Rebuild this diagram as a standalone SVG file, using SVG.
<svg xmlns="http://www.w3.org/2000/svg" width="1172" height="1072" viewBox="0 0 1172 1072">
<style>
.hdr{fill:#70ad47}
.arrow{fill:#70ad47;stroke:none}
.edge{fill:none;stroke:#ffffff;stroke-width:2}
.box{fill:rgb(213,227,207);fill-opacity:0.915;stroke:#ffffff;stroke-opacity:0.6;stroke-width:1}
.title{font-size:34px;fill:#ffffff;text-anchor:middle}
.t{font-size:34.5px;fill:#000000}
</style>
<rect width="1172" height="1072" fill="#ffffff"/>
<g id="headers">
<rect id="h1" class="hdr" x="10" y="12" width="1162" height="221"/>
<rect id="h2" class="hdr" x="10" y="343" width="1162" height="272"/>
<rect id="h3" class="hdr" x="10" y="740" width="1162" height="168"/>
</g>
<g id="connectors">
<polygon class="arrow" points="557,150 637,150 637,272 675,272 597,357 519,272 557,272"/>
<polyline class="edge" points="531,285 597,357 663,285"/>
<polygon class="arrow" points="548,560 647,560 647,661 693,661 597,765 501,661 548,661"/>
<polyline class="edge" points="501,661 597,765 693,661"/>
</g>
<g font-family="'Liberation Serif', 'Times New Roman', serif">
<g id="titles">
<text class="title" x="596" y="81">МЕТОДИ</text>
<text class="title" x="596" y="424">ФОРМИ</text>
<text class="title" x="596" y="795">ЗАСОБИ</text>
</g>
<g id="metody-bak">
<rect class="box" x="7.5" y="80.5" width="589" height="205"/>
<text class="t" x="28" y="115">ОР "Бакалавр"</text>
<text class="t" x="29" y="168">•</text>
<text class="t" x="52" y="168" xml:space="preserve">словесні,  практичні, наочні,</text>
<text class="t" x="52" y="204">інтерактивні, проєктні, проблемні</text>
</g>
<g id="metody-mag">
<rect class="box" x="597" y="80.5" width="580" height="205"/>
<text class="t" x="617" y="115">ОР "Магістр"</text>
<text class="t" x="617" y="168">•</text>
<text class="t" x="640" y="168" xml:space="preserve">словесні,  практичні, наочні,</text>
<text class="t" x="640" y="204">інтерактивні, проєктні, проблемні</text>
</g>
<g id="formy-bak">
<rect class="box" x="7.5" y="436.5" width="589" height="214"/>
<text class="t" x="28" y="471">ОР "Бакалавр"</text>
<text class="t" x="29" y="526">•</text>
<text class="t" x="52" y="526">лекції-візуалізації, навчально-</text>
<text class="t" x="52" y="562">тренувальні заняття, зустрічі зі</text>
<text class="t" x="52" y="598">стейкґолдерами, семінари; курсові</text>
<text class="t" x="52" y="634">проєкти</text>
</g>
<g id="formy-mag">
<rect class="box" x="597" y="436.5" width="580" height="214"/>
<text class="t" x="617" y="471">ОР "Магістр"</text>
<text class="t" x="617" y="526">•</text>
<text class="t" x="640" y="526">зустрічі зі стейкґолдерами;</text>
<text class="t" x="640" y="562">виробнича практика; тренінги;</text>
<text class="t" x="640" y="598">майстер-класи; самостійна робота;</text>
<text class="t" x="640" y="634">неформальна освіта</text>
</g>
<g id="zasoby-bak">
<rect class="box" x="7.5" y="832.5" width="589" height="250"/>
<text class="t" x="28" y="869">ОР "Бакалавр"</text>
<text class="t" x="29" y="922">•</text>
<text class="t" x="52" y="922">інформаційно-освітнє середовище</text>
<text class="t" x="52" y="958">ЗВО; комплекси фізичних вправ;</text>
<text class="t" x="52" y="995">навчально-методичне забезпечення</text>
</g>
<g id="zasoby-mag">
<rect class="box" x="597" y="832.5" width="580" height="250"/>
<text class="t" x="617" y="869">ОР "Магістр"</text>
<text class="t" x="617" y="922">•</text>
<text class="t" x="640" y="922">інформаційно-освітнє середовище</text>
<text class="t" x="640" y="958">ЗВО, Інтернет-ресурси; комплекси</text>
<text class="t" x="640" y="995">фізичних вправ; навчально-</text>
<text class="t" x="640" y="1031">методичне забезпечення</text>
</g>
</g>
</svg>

------------------------

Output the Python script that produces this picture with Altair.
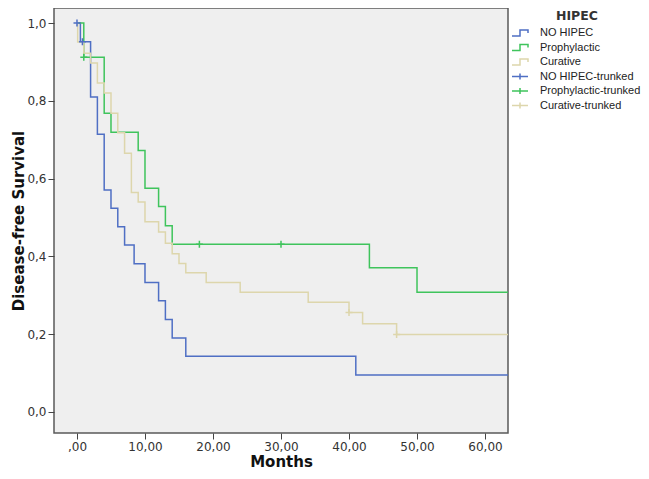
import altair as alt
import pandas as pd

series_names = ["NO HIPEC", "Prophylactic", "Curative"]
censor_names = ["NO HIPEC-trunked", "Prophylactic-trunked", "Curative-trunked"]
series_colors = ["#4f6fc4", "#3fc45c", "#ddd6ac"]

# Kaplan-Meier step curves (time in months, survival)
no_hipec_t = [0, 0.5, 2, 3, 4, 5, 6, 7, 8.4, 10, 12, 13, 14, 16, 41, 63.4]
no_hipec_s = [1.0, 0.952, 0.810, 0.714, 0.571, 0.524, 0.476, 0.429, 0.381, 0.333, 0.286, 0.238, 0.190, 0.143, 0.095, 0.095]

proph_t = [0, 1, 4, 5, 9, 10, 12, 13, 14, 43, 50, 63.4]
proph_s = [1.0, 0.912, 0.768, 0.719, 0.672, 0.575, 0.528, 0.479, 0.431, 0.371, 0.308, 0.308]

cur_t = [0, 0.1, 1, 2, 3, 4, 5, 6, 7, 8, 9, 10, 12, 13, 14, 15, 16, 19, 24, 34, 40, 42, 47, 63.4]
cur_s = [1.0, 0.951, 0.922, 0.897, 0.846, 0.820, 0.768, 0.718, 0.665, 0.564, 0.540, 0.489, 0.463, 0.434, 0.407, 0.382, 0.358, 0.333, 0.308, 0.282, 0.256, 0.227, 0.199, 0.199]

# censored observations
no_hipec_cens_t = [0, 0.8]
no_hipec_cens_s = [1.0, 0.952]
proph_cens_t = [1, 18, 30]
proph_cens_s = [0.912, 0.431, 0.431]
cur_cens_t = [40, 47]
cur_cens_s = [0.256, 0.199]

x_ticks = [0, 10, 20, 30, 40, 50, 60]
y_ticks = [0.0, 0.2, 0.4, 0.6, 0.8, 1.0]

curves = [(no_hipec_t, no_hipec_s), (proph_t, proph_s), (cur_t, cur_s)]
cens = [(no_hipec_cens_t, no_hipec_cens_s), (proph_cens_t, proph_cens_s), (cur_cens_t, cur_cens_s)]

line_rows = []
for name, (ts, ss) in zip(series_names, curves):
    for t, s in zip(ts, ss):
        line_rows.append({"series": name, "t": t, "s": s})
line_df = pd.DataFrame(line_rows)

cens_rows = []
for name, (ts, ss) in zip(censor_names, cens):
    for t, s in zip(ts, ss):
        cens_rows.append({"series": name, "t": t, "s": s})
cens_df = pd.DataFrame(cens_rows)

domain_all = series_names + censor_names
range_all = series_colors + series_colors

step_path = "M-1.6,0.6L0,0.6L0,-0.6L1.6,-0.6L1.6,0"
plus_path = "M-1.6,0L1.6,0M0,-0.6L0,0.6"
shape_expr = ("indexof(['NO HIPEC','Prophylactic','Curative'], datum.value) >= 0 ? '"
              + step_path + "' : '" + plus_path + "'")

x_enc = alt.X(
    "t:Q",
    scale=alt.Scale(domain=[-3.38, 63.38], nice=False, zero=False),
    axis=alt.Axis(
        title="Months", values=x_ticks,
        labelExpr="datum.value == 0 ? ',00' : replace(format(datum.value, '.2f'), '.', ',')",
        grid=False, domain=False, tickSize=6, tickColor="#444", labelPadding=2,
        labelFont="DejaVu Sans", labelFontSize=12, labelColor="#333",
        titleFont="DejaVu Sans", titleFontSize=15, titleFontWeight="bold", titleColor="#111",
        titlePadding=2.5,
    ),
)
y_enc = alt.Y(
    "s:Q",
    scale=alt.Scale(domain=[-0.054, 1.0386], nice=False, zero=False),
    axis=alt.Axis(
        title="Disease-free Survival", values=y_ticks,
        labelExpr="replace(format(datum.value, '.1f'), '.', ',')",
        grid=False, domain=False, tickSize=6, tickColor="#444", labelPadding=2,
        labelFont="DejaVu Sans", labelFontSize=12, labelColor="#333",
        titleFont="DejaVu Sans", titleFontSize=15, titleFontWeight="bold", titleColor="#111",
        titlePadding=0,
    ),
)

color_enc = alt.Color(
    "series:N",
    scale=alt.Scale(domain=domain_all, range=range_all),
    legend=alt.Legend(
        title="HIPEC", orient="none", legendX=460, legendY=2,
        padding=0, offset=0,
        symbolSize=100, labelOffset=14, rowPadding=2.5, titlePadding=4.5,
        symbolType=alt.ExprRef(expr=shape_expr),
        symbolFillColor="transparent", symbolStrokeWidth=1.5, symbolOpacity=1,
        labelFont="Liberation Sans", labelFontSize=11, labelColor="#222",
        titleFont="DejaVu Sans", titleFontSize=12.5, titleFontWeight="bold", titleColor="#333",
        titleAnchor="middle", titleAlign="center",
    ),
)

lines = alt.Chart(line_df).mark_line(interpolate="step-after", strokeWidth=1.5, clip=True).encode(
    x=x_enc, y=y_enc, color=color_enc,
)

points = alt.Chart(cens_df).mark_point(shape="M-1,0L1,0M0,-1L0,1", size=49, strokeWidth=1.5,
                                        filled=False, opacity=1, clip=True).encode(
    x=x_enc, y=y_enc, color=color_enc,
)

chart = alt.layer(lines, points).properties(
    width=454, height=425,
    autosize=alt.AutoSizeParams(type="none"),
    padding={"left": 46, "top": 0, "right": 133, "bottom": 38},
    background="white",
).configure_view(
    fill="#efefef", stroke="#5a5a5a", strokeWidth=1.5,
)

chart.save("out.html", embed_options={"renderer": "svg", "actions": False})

------------------------

*TASK DIRECTIONS*
Go back to the lines above and output, exactly as they stand, the ones from the line containing "Output the Python" to the line containing "cur_cens_s = [0.256, 0.199]". Leave all pictures behind.

*EXERCISE ANSWER*
Output the Python script that produces this picture with Altair.
import altair as alt
import pandas as pd

series_names = ["NO HIPEC", "Prophylactic", "Curative"]
censor_names = ["NO HIPEC-trunked", "Prophylactic-trunked", "Curative-trunked"]
series_colors = ["#4f6fc4", "#3fc45c", "#ddd6ac"]

# Kaplan-Meier step curves (time in months, survival)
no_hipec_t = [0, 0.5, 2, 3, 4, 5, 6, 7, 8.4, 10, 12, 13, 14, 16, 41, 63.4]
no_hipec_s = [1.0, 0.952, 0.810, 0.714, 0.571, 0.524, 0.476, 0.429, 0.381, 0.333, 0.286, 0.238, 0.190, 0.143, 0.095, 0.095]

proph_t = [0, 1, 4, 5, 9, 10, 12, 13, 14, 43, 50, 63.4]
proph_s = [1.0, 0.912, 0.768, 0.719, 0.672, 0.575, 0.528, 0.479, 0.431, 0.371, 0.308, 0.308]

cur_t = [0, 0.1, 1, 2, 3, 4, 5, 6, 7, 8, 9, 10, 12, 13, 14, 15, 16, 19, 24, 34, 40, 42, 47, 63.4]
cur_s = [1.0, 0.951, 0.922, 0.897, 0.846, 0.820, 0.768, 0.718, 0.665, 0.564, 0.540, 0.489, 0.463, 0.434, 0.407, 0.382, 0.358, 0.333, 0.308, 0.282, 0.256, 0.227, 0.199, 0.199]

# censored observations
no_hipec_cens_t = [0, 0.8]
no_hipec_cens_s = [1.0, 0.952]
proph_cens_t = [1, 18, 30]
proph_cens_s = [0.912, 0.431, 0.431]
cur_cens_t = [40, 47]
cur_cens_s = [0.256, 0.199]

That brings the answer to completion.